PROBLEM: Print the listing as it stands, omitting all images.

MATERIAL:

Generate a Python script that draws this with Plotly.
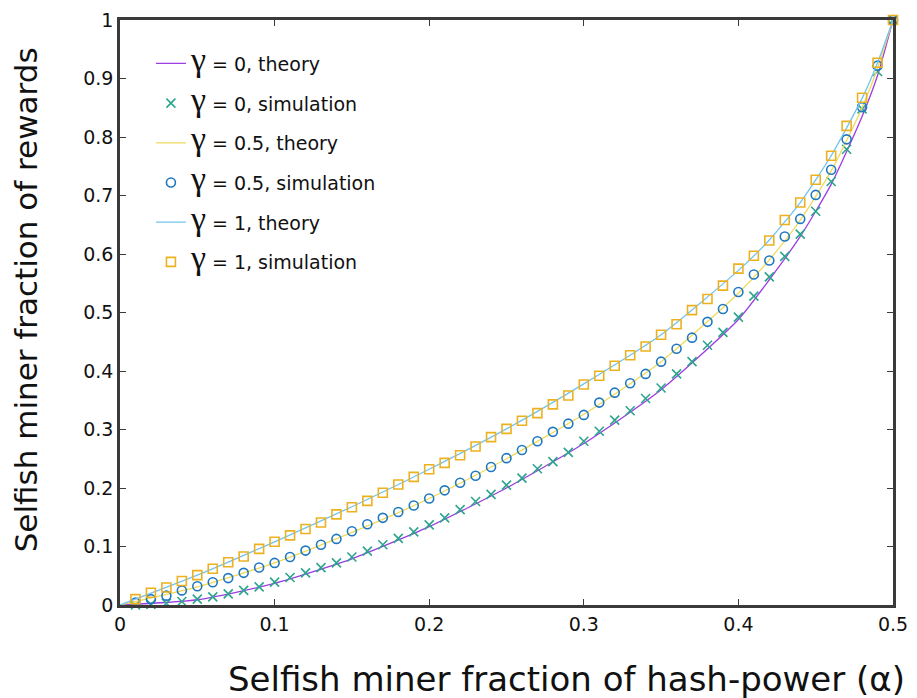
import plotly.graph_objects as go

# ---- data ----
alpha_sim = [round(0.01 * i, 2) for i in range(1, 51)]

sim_g0 = [0.000, 0.001, 0.003, 0.006, 0.010, 0.014, 0.019, 0.025, 0.031, 0.039,
          0.047, 0.055, 0.064, 0.072, 0.082, 0.092, 0.103, 0.114, 0.125, 0.137,
          0.149, 0.163, 0.177, 0.189, 0.205, 0.217, 0.233, 0.245, 0.261, 0.280,
          0.297, 0.316, 0.332, 0.353, 0.371, 0.395, 0.416, 0.444, 0.466, 0.492,
          0.528, 0.561, 0.596, 0.634, 0.673, 0.724, 0.779, 0.848, 0.912, 1.000]

sim_g05 = [0.004, 0.010, 0.016, 0.025, 0.032, 0.039, 0.046, 0.055, 0.064, 0.072,
           0.082, 0.093, 0.103, 0.113, 0.126, 0.138, 0.149, 0.159, 0.170, 0.182,
           0.196, 0.209, 0.221, 0.236, 0.251, 0.265, 0.280, 0.296, 0.310, 0.325,
           0.346, 0.363, 0.379, 0.395, 0.416, 0.438, 0.457, 0.484, 0.506, 0.535,
           0.565, 0.589, 0.630, 0.660, 0.701, 0.744, 0.796, 0.851, 0.922, 1.000]

sim_g1 = [0.010, 0.021, 0.030, 0.041, 0.051, 0.062, 0.073, 0.083, 0.096, 0.108,
          0.119, 0.130, 0.141, 0.155, 0.167, 0.178, 0.192, 0.206, 0.219, 0.232,
          0.243, 0.256, 0.271, 0.287, 0.301, 0.315, 0.328, 0.343, 0.358, 0.377,
          0.392, 0.409, 0.427, 0.442, 0.462, 0.480, 0.504, 0.523, 0.546, 0.575,
          0.597, 0.623, 0.658, 0.688, 0.727, 0.768, 0.819, 0.867, 0.927, 1.000]

alpha_th = [0.0, 0.05, 0.10, 0.15, 0.20, 0.25, 0.30, 0.35, 0.40, 0.42, 0.44, 0.46, 0.48, 0.49, 0.50]
th_g0 = [0.0, 0.009, 0.037, 0.079, 0.134, 0.200, 0.276, 0.368, 0.488, 0.556, 0.630, 0.719, 0.835, 0.905, 1.0]
th_g05 = [0.0, 0.031, 0.072, 0.124, 0.182, 0.250, 0.326, 0.416, 0.533, 0.590, 0.658, 0.742, 0.850, 0.918, 1.0]
th_g1 = [0.0, 0.051, 0.108, 0.168, 0.232, 0.301, 0.378, 0.462, 0.572, 0.624, 0.688, 0.768, 0.866, 0.927, 1.0]

x_ticks = [0, 0.1, 0.2, 0.3, 0.4, 0.5]
x_labels = ["0", "0.1", "0.2", "0.3", "0.4", "0.5"]
y_ticks = [0, 0.1, 0.2, 0.3, 0.4, 0.5, 0.6, 0.7, 0.8, 0.9, 1.0]
y_labels = ["0", "0.1", "0.2", "0.3", "0.4", "0.5", "0.6", "0.7", "0.8", "0.9", "1"]

x_title = "Selfish miner fraction of hash-power (\u03b1)"
y_title = "Selfish miner fraction of rewards"

# ---- styles ----
C_PURPLE = "#9b3de0"
C_GREEN = "#2ca58d"
C_YELLOW = "#f0da5a"
C_BLUE = "#1f78c1"
C_LBLUE = "#72c4ee"
C_ORANGE = "#edb120"


def gname(val, kind):
    return ("<span style='font-family:Liberation Serif;font-size:34px'>\u03b3</span>"
            f" = {val}, {kind}")


fig = go.Figure()
fig.add_trace(go.Scatter(x=alpha_th, y=th_g0, mode="lines", name=gname("0", "theory"),
                         legendgroup="a",
                         line=dict(color=C_PURPLE, width=1.3, shape="spline", smoothing=0.6),
                         cliponaxis=False))
fig.add_trace(go.Scatter(x=alpha_sim, y=sim_g0, mode="markers", name=gname("0", "simulation"),
                         legendgroup="b",
                         marker=dict(symbol="x-thin-open", size=9, color=C_GREEN,
                                     line=dict(color=C_GREEN, width=1.6)),
                         cliponaxis=False))
fig.add_trace(go.Scatter(x=alpha_th, y=th_g05, mode="lines", name=gname("0.5", "theory"),
                         legendgroup="c",
                         line=dict(color=C_YELLOW, width=1.3, shape="spline", smoothing=0.6),
                         cliponaxis=False))
fig.add_trace(go.Scatter(x=alpha_sim, y=sim_g05, mode="markers", name=gname("0.5", "simulation"),
                         legendgroup="d",
                         marker=dict(symbol="circle-open", size=9, color=C_BLUE,
                                     line=dict(color=C_BLUE, width=1.6)),
                         cliponaxis=False))
fig.add_trace(go.Scatter(x=alpha_th, y=th_g1, mode="lines", name=gname("1", "theory"),
                         legendgroup="e",
                         line=dict(color=C_LBLUE, width=1.3, shape="spline", smoothing=0.6),
                         cliponaxis=False))
fig.add_trace(go.Scatter(x=alpha_sim, y=sim_g1, mode="markers", name=gname("1", "simulation"),
                         legendgroup="f",
                         marker=dict(symbol="square-open", size=9, color=C_ORANGE,
                                     line=dict(color=C_ORANGE, width=1.6)),
                         cliponaxis=False))

axis_common = dict(showgrid=False, zeroline=False, showline=True, linecolor="#3a3a3a",
                   linewidth=2.5, mirror="allticks", ticks="inside", ticklen=6,
                   tickwidth=1.2, tickcolor="#3a3a3a",
                   tickfont=dict(family="DejaVu Sans", size=19, color="#111111"))

fig.update_layout(
    width=917, height=698,
    margin=dict(l=120, r=20, t=9, b=93),
    paper_bgcolor="white", plot_bgcolor="white",
    showlegend=True,
    legend=dict(x=0.04, y=0.958, xanchor="left", yanchor="top",
                bgcolor="rgba(0,0,0,0)", borderwidth=0,
                font=dict(family="DejaVu Sans", size=19, color="#111111"),
                itemwidth=30, tracegroupgap=12),
    xaxis=dict(range=[0, 0.5], tickvals=x_ticks, ticktext=x_labels, **axis_common),
    yaxis=dict(range=[0, 1], tickvals=y_ticks, ticktext=y_labels, **axis_common),
    annotations=[
        dict(text=x_title, xref="paper", yref="paper", x=0.578, y=-0.126,
             xanchor="center", yanchor="middle", showarrow=False,
             font=dict(family="DejaVu Sans", size=34, color="#111111")),
        dict(text=y_title, xref="paper", yref="paper", x=-0.122, y=0.522,
             xanchor="center", yanchor="middle", showarrow=False, textangle=-90,
             font=dict(family="DejaVu Sans", size=31, color="#111111")),
    ],
)

fig.write_html("out.html")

RESULT OF THE EXERCISE:
Generate a Python script that draws this with Plotly.
import plotly.graph_objects as go

# ---- data ----
alpha_sim = [round(0.01 * i, 2) for i in range(1, 51)]

sim_g0 = [0.000, 0.001, 0.003, 0.006, 0.010, 0.014, 0.019, 0.025, 0.031, 0.039,
          0.047, 0.055, 0.064, 0.072, 0.082, 0.092, 0.103, 0.114, 0.125, 0.137,
          0.149, 0.163, 0.177, 0.189, 0.205, 0.217, 0.233, 0.245, 0.261, 0.280,
          0.297, 0.316, 0.332, 0.353, 0.371, 0.395, 0.416, 0.444, 0.466, 0.492,
          0.528, 0.561, 0.596, 0.634, 0.673, 0.724, 0.779, 0.848, 0.912, 1.000]

sim_g05 = [0.004, 0.010, 0.016, 0.025, 0.032, 0.039, 0.046, 0.055, 0.064, 0.072,
           0.082, 0.093, 0.103, 0.113, 0.126, 0.138, 0.149, 0.159, 0.170, 0.182,
           0.196, 0.209, 0.221, 0.236, 0.251, 0.265, 0.280, 0.296, 0.310, 0.325,
           0.346, 0.363, 0.379, 0.395, 0.416, 0.438, 0.457, 0.484, 0.506, 0.535,
           0.565, 0.589, 0.630, 0.660, 0.701, 0.744, 0.796, 0.851, 0.922, 1.000]

sim_g1 = [0.010, 0.021, 0.030, 0.041, 0.051, 0.062, 0.073, 0.083, 0.096, 0.108,
          0.119, 0.130, 0.141, 0.155, 0.167, 0.178, 0.192, 0.206, 0.219, 0.232,
          0.243, 0.256, 0.271, 0.287, 0.301, 0.315, 0.328, 0.343, 0.358, 0.377,
          0.392, 0.409, 0.427, 0.442, 0.462, 0.480, 0.504, 0.523, 0.546, 0.575,
          0.597, 0.623, 0.658, 0.688, 0.727, 0.768, 0.819, 0.867, 0.927, 1.000]

alpha_th = [0.0, 0.05, 0.10, 0.15, 0.20, 0.25, 0.30, 0.35, 0.40, 0.42, 0.44, 0.46, 0.48, 0.49, 0.50]
th_g0 = [0.0, 0.009, 0.037, 0.079, 0.134, 0.200, 0.276, 0.368, 0.488, 0.556, 0.630, 0.719, 0.835, 0.905, 1.0]
th_g05 = [0.0, 0.031, 0.072, 0.124, 0.182, 0.250, 0.326, 0.416, 0.533, 0.590, 0.658, 0.742, 0.850, 0.918, 1.0]
th_g1 = [0.0, 0.051, 0.108, 0.168, 0.232, 0.301, 0.378, 0.462, 0.572, 0.624, 0.688, 0.768, 0.866, 0.927, 1.0]

x_ticks = [0, 0.1, 0.2, 0.3, 0.4, 0.5]
x_labels = ["0", "0.1", "0.2", "0.3", "0.4", "0.5"]
y_ticks = [0, 0.1, 0.2, 0.3, 0.4, 0.5, 0.6, 0.7, 0.8, 0.9, 1.0]
y_labels = ["0", "0.1", "0.2", "0.3", "0.4", "0.5", "0.6", "0.7", "0.8", "0.9", "1"]

x_title = "Selfish miner fraction of hash-power (\u03b1)"
y_title = "Selfish miner fraction of rewards"

# ---- styles ----
C_PURPLE = "#9b3de0"
C_GREEN = "#2ca58d"
C_YELLOW = "#f0da5a"
C_BLUE = "#1f78c1"
C_LBLUE = "#72c4ee"
C_ORANGE = "#edb120"


def gname(val, kind):
    return ("<span style='font-family:Liberation Serif;font-size:34px'>\u03b3</span>"
            f" = {val}, {kind}")


fig = go.Figure()
fig.add_trace(go.Scatter(x=alpha_th, y=th_g0, mode="lines", name=gname("0", "theory"),
                         legendgroup="a",
                         line=dict(color=C_PURPLE, width=1.3, shape="spline", smoothing=0.6),
                         cliponaxis=False))
fig.add_trace(go.Scatter(x=alpha_sim, y=sim_g0, mode="markers", name=gname("0", "simulation"),
                         legendgroup="b",
                         marker=dict(symbol="x-thin-open", size=9, color=C_GREEN,
                                     line=dict(color=C_GREEN, width=1.6)),
                         cliponaxis=False))
fig.add_trace(go.Scatter(x=alpha_th, y=th_g05, mode="lines", name=gname("0.5", "theory"),
                         legendgroup="c",
                         line=dict(color=C_YELLOW, width=1.3, shape="spline", smoothing=0.6),
                         cliponaxis=False))
fig.add_trace(go.Scatter(x=alpha_sim, y=sim_g05, mode="markers", name=gname("0.5", "simulation"),
                         legendgroup="d",
                         marker=dict(symbol="circle-open", size=9, color=C_BLUE,
                                     line=dict(color=C_BLUE, width=1.6)),
                         cliponaxis=False))
fig.add_trace(go.Scatter(x=alpha_th, y=th_g1, mode="lines", name=gname("1", "theory"),
                         legendgroup="e",
                         line=dict(color=C_LBLUE, width=1.3, shape="spline", smoothing=0.6),
                         cliponaxis=False))
fig.add_trace(go.Scatter(x=alpha_sim, y=sim_g1, mode="markers", name=gname("1", "simulation"),
                         legendgroup="f",
                         marker=dict(symbol="square-open", size=9, color=C_ORANGE,
                                     line=dict(color=C_ORANGE, width=1.6)),
                         cliponaxis=False))

axis_common = dict(showgrid=False, zeroline=False, showline=True, linecolor="#3a3a3a",
                   linewidth=2.5, mirror="allticks", ticks="inside", ticklen=6,
                   tickwidth=1.2, tickcolor="#3a3a3a",
                   tickfont=dict(family="DejaVu Sans", size=19, color="#111111"))

fig.update_layout(
    width=917, height=698,
    margin=dict(l=120, r=20, t=9, b=93),
    paper_bgcolor="white", plot_bgcolor="white",
    showlegend=True,
    legend=dict(x=0.04, y=0.958, xanchor="left", yanchor="top",
                bgcolor="rgba(0,0,0,0)", borderwidth=0,
                font=dict(family="DejaVu Sans", size=19, color="#111111"),
                itemwidth=30, tracegroupgap=12),
    xaxis=dict(range=[0, 0.5], tickvals=x_ticks, ticktext=x_labels, **axis_common),
    yaxis=dict(range=[0, 1], tickvals=y_ticks, ticktext=y_labels, **axis_common),
    annotations=[
        dict(text=x_title, xref="paper", yref="paper", x=0.578, y=-0.126,
             xanchor="center", yanchor="middle", showarrow=False,
             font=dict(family="DejaVu Sans", size=34, color="#111111")),
        dict(text=y_title, xref="paper", yref="paper", x=-0.122, y=0.522,
             xanchor="center", yanchor="middle", showarrow=False, textangle=-90,
             font=dict(family="DejaVu Sans", size=31, color="#111111")),
    ],
)

fig.write_html("out.html")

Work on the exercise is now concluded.